Peço desculpas aos leitores habituais desta coluna por voltar, pela terceira vez, ao mesmo tema. Refiro-me à interpretação equivocada que se faz sobre a conta de juros da dívida pública e seus impactos no rombo fiscal. Ocorre que meus colegas economistas continuam confundindo valores nominais com valores reais e, por causa disso, propondo medidas equivocadas para sustar o crescimento descontrolado da relação dívida/PIB.
Nos últimos 12 meses encerrados em outubro, o Banco Central (BC) apurou, pelo regime de competência, o valor bruto de R$ 380 bilhões como juros sobre a dívida do setor público consolidado (União, Estados, municípios e estatais). Isso equivale a uma taxa de 7,0% sobre a dívida bruta (DP) antes da capitalização dos juros e a 5,5% do PIB. São números que impressionam os analistas.
Ocorre que, no mesmo período, a inflação medida pelo IPCA foi de 4,6%. Essa parcela, relativa à inflação, é capitalizada na DP e corresponde à mera atualização monetária do seu valor. O mesmo porcentual (adotando a hipótese simplificadora de que a variação do IPCA é igual à do deflator implícito do PIB) também atualiza o PIB, não tendo qualquer efeito sobre o nível de endividamento público. Subtraída a inflação, observa-se que o juro real sobre a DP foi de 2,4% ou 1,9% do PIB. Repetindo: a conta de juros que realmente importa foi de 1,9% do PIB, e não de 5,5% do PIB. Para fins de comparação, basta lembrar que, nos últimos 12 meses, o governo federal gastou aproximadamente 11% do PIB com pagamento de benefícios previdenciários, aqui incluídos os inativos da União.
Olhemos esta questão com mais detalhes. A relação DP/PIB, no conceito do FMI (que inclui, além dos títulos em mercado, aqueles que se encontram na carteira do BC), alcançou em outubro deste ano 84,6%, um patamar exagerado para um país emergente como o Brasil.
Uma fórmula matemática simples, de amplo conhecimento entre os economistas, permite entender melhor a relação entre as variáveis que determinam a evolução do endividamento. Podemos explicitá-la da seguinte forma: SP = B x (r – g)/(1+g), onde “SP” é o superávit primário (que não inclui o pagamento de juros) necessário para estabilizar o endividamento como proporção do PIB; “B” é a relação dívida bruta/PIB atual; “r” é a taxa real de juros; e “g” é a taxa de crescimento real do PIB.
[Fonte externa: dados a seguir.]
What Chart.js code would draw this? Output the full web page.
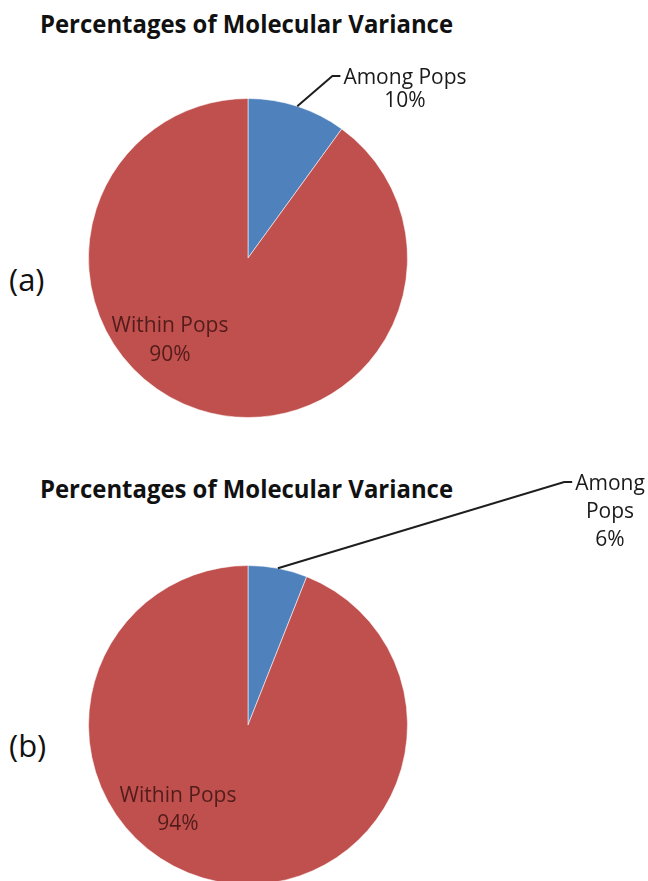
<!DOCTYPE html>
<html>
<head>
<meta charset="utf-8">
<title>Percentages of Molecular Variance</title>
<script src="https://cdn.jsdelivr.net/npm/chart.js@4.4.1/dist/chart.umd.min.js"></script>
<style>
  html, body { margin: 0; padding: 0; background: #fff; overflow: hidden; }
  body { width: 648px; height: 881px; position: relative; }
  .title { position: absolute; left: 40px; font: bold 25px 'Open Sans', sans-serif; line-height: 1;
           color: #111; white-space: nowrap; transform-origin: 0 0; }
  .panel { position: absolute; left: 9px; font: 31px 'Open Sans', sans-serif; line-height: 1; color: #111; }
  canvas { position: absolute; left: 0; }
</style>
</head>
<body>
<div class="title" id="titleA" style="top:11px">Percentages of Molecular Variance</div>
<div class="title" id="titleB" style="top:476px">Percentages of Molecular Variance</div>
<div class="panel" style="top:263.5px">(a)</div>
<div class="panel" style="top:729.5px">(b)</div>
<canvas id="pieA" width="648" height="440" style="top:0"></canvas>
<canvas id="pieB" width="648" height="460" style="top:440px"></canvas>

<script>
// данные
const categories = ['Among Pops', 'Within Pops'];
const valuesA = [10, 90];
const valuesB = [6, 94];
const colors = ['#4F81BD', '#C0504D'];

// подписи секторов: смещение от центра круга
const labelFont = "21px 'Open Sans', sans-serif";
const labelsA = [
  { dx: 157, dy: -174, lineHeight: 23, color: '#1a1a1a', leader: true, wrap: false },
  { dx: -78, dy: 74, lineHeight: 29, color: '#521c1b', leader: false, wrap: false }
];
const labelsB = [
  { dx: 362, dy: -235, lineHeight: 28, color: '#1a1a1a', leader: true, wrap: true },
  { dx: -70, dy: 77, lineHeight: 28, color: '#521c1b', leader: false, wrap: false }
];

const pieLabels = {
  id: 'pieLabels',
  afterDatasetsDraw(chart, args, opts) {
    const ctx = chart.ctx;
    const meta = chart.getDatasetMeta(0);
    const values = chart.data.datasets[0].data;
    const total = values.reduce((a, b) => a + b, 0);
    meta.data.forEach((arc, i) => {
      const spec = opts.items[i];
      const p = arc.getProps(['x', 'y', 'startAngle', 'endAngle', 'outerRadius'], true);
      const name = chart.data.labels[i];
      const pct = Math.round(values[i] / total * 100) + '%';
      const lines = (spec.wrap ? name.split(' ') : [name]).concat(pct);
      ctx.save();
      ctx.font = labelFont;
      ctx.fillStyle = spec.color;
      ctx.textAlign = 'center';
      ctx.textBaseline = 'alphabetic';
      const tx = p.x + spec.dx;
      const ty = p.y + spec.dy;
      lines.forEach((t, k) => ctx.fillText(t, tx, ty + k * spec.lineHeight));
      if (spec.leader) {
        // линия-выноска от середины дуги
        const mid = (p.startAngle + p.endAngle) / 2;
        const sx = p.x + Math.cos(mid) * p.outerRadius;
        const sy = p.y + Math.sin(mid) * p.outerRadius;
        const w = ctx.measureText(lines[0]).width;
        const ex = tx - w / 2 - 3;
        const ey = ty - 8;
        ctx.strokeStyle = '#1e1e1e';
        ctx.lineWidth = 2;
        ctx.beginPath();
        ctx.moveTo(sx, sy);
        ctx.lineTo(ex - 8, ey);
        ctx.lineTo(ex, ey);
        ctx.stroke();
      }
      ctx.restore();
    });
  }
};

function makePie(id, values, labels, padding) {
  const ctx = document.getElementById(id).getContext('2d');
  return new Chart(ctx, {
    type: 'pie',
    data: {
      labels: categories,
      datasets: [{
        data: values,
        backgroundColor: colors,
        borderColor: 'rgba(255,255,255,0.55)',
        borderWidth: 1
      }]
    },
    options: {
      responsive: false,
      animation: false,
      layout: { padding: padding },
      plugins: {
        legend: { display: false },
        tooltip: { enabled: false },
        pieLabels: { items: labels }
      }
    },
    plugins: [pieLabels]
  });
}

makePie('pieA', valuesA, labelsA, { top: 98, bottom: 22, left: 88, right: 240 });
makePie('pieB', valuesB, labelsB, { top: 125, bottom: 15, left: 88, right: 240 });

// подгоняем ширину заголовков
['titleA', 'titleB'].forEach(id => {
  const el = document.getElementById(id);
  const w = el.getBoundingClientRect().width;
  el.style.transform = 'scaleX(' + (413 / w) + ')';
});
</script>
</body>
</html>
Para ilustrar, suponhamos que a taxa real de juros seja de 4% ao ano e que o crescimento do PIB se estabilize em 2% ao ano. Substituindo esses valores na fórmula, verificamos que seria preciso que o setor público gerasse superávit primário de 1,7% ao ano para manter a DP nos atuais 84,6% do PIB. Se o crescimento do PIB subisse para 3% ao ano, o superávit primário requerido cairia para menos da metade (0,8% do PIB). Notem que a dinâmica do endividamento depende de variáveis reais, não nominais. A parcela dos juros correspondente à inflação não tem a menor influência sobre isso.
Imaginemos, agora, que o governo consiga, com a venda de ativos, abater R$ 500 bilhões da DP, o que a reduziria para 77,1% do PIB. Mantidos os níveis de juro real e crescimento do PIB, nossa fórmula simples nos mostra que o superávit primário necessário para estabilizá-la neste novo patamar é quase o mesmo do anterior, ou seja, 1,5% do PIB. Se por acaso o governo falhasse parcialmente no ajuste das contas públicas e passasse a registrar equilíbrio primário (déficit zero), ao invés do superávit requerido, bastariam cinco anos para o endividamento voltar ao patamar anterior de 84,6% do PIB.
Moral da história: sem transformar o atual déficit primário em superávit, principalmente por meio de uma profunda reforma da Previdência, tentar conter os juros nominais, mesmo que seja mediante resgate de parte da dívida, não resolve nosso problema fiscal.